The playoff could not be held on Sunday. Baltusrol's members had reserved the course for their own play, so Anderson and Brown would have to wait until Monday. When they finally teed off, the weather had turned foul -- a heavy rainstorm lashed the course throughout the round. Anderson took a two-stroke lead at the turn, but Brown clawed back to level the match after fourteen holes. Then came the pivotal fifteenth, where Brown's tee shot sailed out of bounds. He carded a seven, yet Anderson three-putted for a six, gaining only a single stroke from his opponent's calamity. Anderson added another stroke at the sixteenth, and both men made fours on the final two holes. Anderson finished at 82, two shots ahead.
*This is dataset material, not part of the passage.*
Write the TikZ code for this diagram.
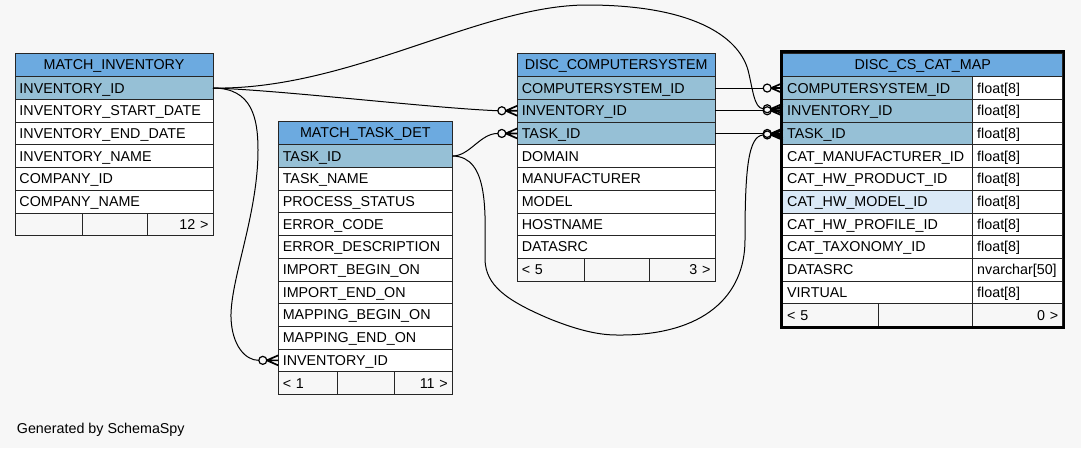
\documentclass[tikz,border=0pt]{standalone}
\usepackage{fontspec}
\setmainfont{Liberation Sans}

\definecolor{hdrblue}{RGB}{108,170,224}
\definecolor{keyblue}{RGB}{150,192,214}
\definecolor{idxblue}{RGB}{218,233,247}
\definecolor{canvas}{RGB}{247,247,247}

\tikzset{
  cell/.style={draw=black!85, line width=0.8pt, anchor=north west, outer sep=0pt,
    inner xsep=4.5pt, inner ysep=0pt, minimum height=22.7pt,
    text height=10pt, text depth=0pt, align=left, font=\fontsize{14.3}{17}\selectfont},
  tblhead/.style={cell, fill=hdrblue, align=center, minimum height=23.7pt},
  keyrow/.style={cell, fill=keyblue},
  plainrow/.style={cell, fill=white},
  tblfoot/.style={cell, fill=canvas},
  conn/.style={line width=1pt, black},
  crow/.style={line width=1.7pt, black},
}

% circle and crow's foot in front of a row
\newcommand{\crowodot}[2][0]{%
  \begin{scope}[shift={(#2.west)}, yshift=#1pt]
    \draw[conn, line width=1.2pt] (-15.5,0) circle (4pt);
    \draw[crow] (-11.5,0) -- (0,0) (-11.5,0) -- (0,5) (-11.5,0) -- (0,-5);
  \end{scope}
}

\begin{document}
\begin{tikzpicture}[x=1pt, y=-1pt]
\fill[canvas] (0,0) rectangle (1081,448);
\useasboundingbox (0,0) rectangle (1081,448);

% MATCH_INVENTORY
\node[tblhead, text width=189pt] (mi) at (15,53) {MATCH\_INVENTORY};
\node[keyrow, text width=189pt] (mi1) at (15,76.7) {INVENTORY\_ID};
\foreach \txt [count=\i from 2] in {INVENTORY\_START\_DATE,INVENTORY\_END\_DATE,INVENTORY\_NAME,COMPANY\_ID,COMPANY\_NAME}
  \node[plainrow, text width=189pt] (mi\i) at (15,{76.7+22.7*(\i-1)}) {\txt};
\node[tblfoot, text width=58.7pt] (mif1) at (15,212.9) {};
\node[tblfoot, text width=56pt] (mif2) at (mif1.north east) {};
\node[tblfoot, text width=56.3pt, align=right] (mif3) at (mif2.north east) {12 >};

% MATCH_TASK_DET
\node[tblhead, text width=165pt] (mt) at (278.3,121) {MATCH\_TASK\_DET};
\node[keyrow, text width=165pt] (mt1) at (278.3,144.7) {TASK\_ID};
\foreach \txt [count=\i from 2] in {TASK\_NAME,PROCESS\_STATUS,ERROR\_CODE,ERROR\_DESCRIPTION,IMPORT\_BEGIN\_ON,IMPORT\_END\_ON,MAPPING\_BEGIN\_ON,MAPPING\_END\_ON,INVENTORY\_ID}
  \node[plainrow, text width=165pt] (mt\i) at (278.3,{144.7+22.7*(\i-1)}) {\txt};
\node[tblfoot, text width=49.7pt] (mtf1) at (278.3,371.7) {< 1};
\node[tblfoot, text width=48.7pt] (mtf2) at (mtf1.north east) {};
\node[tblfoot, text width=48.6pt, align=right] (mtf3) at (mtf2.north east) {11 >};

% DISC_COMPUTERSYSTEM
\node[tblhead, text width=188.7pt] (dc) at (517.3,53) {DISC\_COMPUTERSYSTEM};
\foreach \txt [count=\i] in {COMPUTERSYSTEM\_ID,INVENTORY\_ID,TASK\_ID}
  \node[keyrow, text width=188.7pt] (dc\i) at (517.3,{76.7+22.7*(\i-1)}) {\txt};
\foreach \txt [count=\i from 4] in {DOMAIN,MANUFACTURER,MODEL,HOSTNAME,DATASRC}
  \node[plainrow, text width=188.7pt] (dc\i) at (517.3,{76.7+22.7*(\i-1)}) {\txt};
\node[tblfoot, text width=57.7pt] (dcf1) at (517.3,258.3) {< 5};
\node[tblfoot, text width=56.3pt] (dcf2) at (dcf1.north east) {};
\node[tblfoot, text width=56.7pt, align=right] (dcf3) at (dcf2.north east) {3 >};

% DISC_CS_CAT_MAP
\node[tblhead, text width=271pt] (cm) at (782.7,53) {DISC\_CS\_CAT\_MAP};
\foreach \txt/\typ/\fc [count=\i] in {COMPUTERSYSTEM\_ID/float[8]/keyblue,
    INVENTORY\_ID/float[8]/keyblue, TASK\_ID/float[8]/keyblue,
    CAT\_MANUFACTURER\_ID/float[8]/white, CAT\_HW\_PRODUCT\_ID/float[8]/white,
    CAT\_HW\_MODEL\_ID/float[8]/idxblue, CAT\_HW\_PROFILE\_ID/float[8]/white,
    CAT\_TAXONOMY\_ID/float[8]/white, DATASRC/nvarchar[50]/white, VIRTUAL/float[8]/white}
{
  \node[cell, fill=\fc, text width=181pt] (cm\i) at (782.7,{76.7+22.7*(\i-1)}) {\txt};
  \node[plainrow, text width=81pt] (cmt\i) at (cm\i.north east) {\typ};
}
\node[tblfoot, text width=86.6pt] (cmf1) at (782.7,303.7) {< 5};
\node[tblfoot, text width=85.4pt] (cmf2) at (cmf1.north east) {};
\node[tblfoot, text width=81pt, align=right] (cmf3) at (cmf2.north east) {0 >};
\draw[line width=2.7pt, black] ([shift={(-1.35,-1.35)}]cm.north west) rectangle ([shift={(1.35,1.35)}]cmf3.south east);

% relations
\draw[conn] (mi1.east) .. controls (280,90) and (430,108) .. ([xshift=-19.5pt]dc2.west);
\crowodot{dc2}
\draw[conn] (mi1.east) .. controls (252,88) and (258,118) .. (258,150)
  .. controls (258,215) and (230,280) .. (231,318)
  .. controls (232,345) and (245,360.4) .. ([xshift=-19.5pt]mt10.west);
\crowodot{mt10}
\draw[conn] (mi1.east) .. controls (350,90) and (480,5) .. (587,5)
  .. controls (690,5) and (738,35) .. (748,70)
  .. controls (753,90) and (754,108) .. ([xshift=-19.5pt,yshift=2pt]cm2.west);
\crowodot[2]{cm2}
\draw[conn] (dc1.east) -- ([xshift=-19.5pt]cm1.west);
\crowodot{cm1}
\draw[conn] (dc2.east) -- ([xshift=-19.5pt]cm2.west);
\crowodot{cm2}
\draw[conn] (dc3.east) -- ([xshift=-19.5pt]cm3.west);
\crowodot{cm3}
\draw[conn] (mt1.east) .. controls (470,156) and (480,133.4) .. ([xshift=-19.5pt]dc3.west);
\crowodot{dc3}
\draw[conn] (mt1.east) .. controls (490,156) and (485,215) .. (485,260)
  .. controls (486,285) and (505,300) .. (550,319)
  .. controls (580,331) and (600,335) .. (617,335)
  .. controls (705,336) and (745,295) .. (745,240)
  .. controls (745,170) and (748,136) .. ([xshift=-19.5pt,yshift=-1.5pt]cm3.west);
\crowodot[-1.5]{cm3}

\node[anchor=base west, inner sep=0pt, font=\fontsize{14.3}{17}\selectfont] (credit) at (16.7,433.3) {Generated by SchemaSpy};
\end{tikzpicture}
\end{document}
It was not elegant, but it was enough.

A Record That Would Stand for a Century

Anderson's 1903 victory was the first of three consecutive U.S. Open titles, a feat no golfer has matched since. He won again in 1904 and 1905, giving him four Open championships in total -- a record that stood alone for decades before Bobby Jones, Ben Hogan, and Jack Nicklaus each equaled it. Anderson accomplished all of this before dying at just 31 years old in 1910, a career cut tragically short. The 1903 field also included figures who would shape the game's future in different ways. Donald Ross, who would become one of America's most celebrated golf course architects, posted his best-ever Open finish in fifth place. And Baseball Hall of Famer John Montgomery Ward, trying his hand at competitive golf, finished a distant 56th.

A Course That Vanished

The Old Course at Baltusrol that hosted Anderson's playoff victory no longer exists. It would welcome the U.S. Open once more in 1915, then three years later, renowned architect A.W. Tillinghast was commissioned to redesign the property entirely. He plowed the Old Course under to create Baltusrol's Upper and Lower Courses, both of which went on to host major championships of their own. The Lower Course alone has staged seven U.S. Opens. Where Anderson and Brown once slogged through a rainstorm on a 6,003-yard layout, generations of golfers would later test themselves on Tillinghast's far longer, more demanding designs -- a physical palimpsest where one era of championship golf was literally built atop another.

From the Air

Baltusrol Golf Club sits at 40.70N, 74.33W in Springfield, New Jersey, roughly 20 miles west of Manhattan. From the air, look for the distinctive paired fairways of the Upper and Lower Courses nestled against the Watchung Mountains. Nearest airports include Morristown Municipal (KMMU) to the northwest and Newark Liberty International (KEWR) to the east. Best viewed at 3,000-5,000 feet AGL on approach from the west.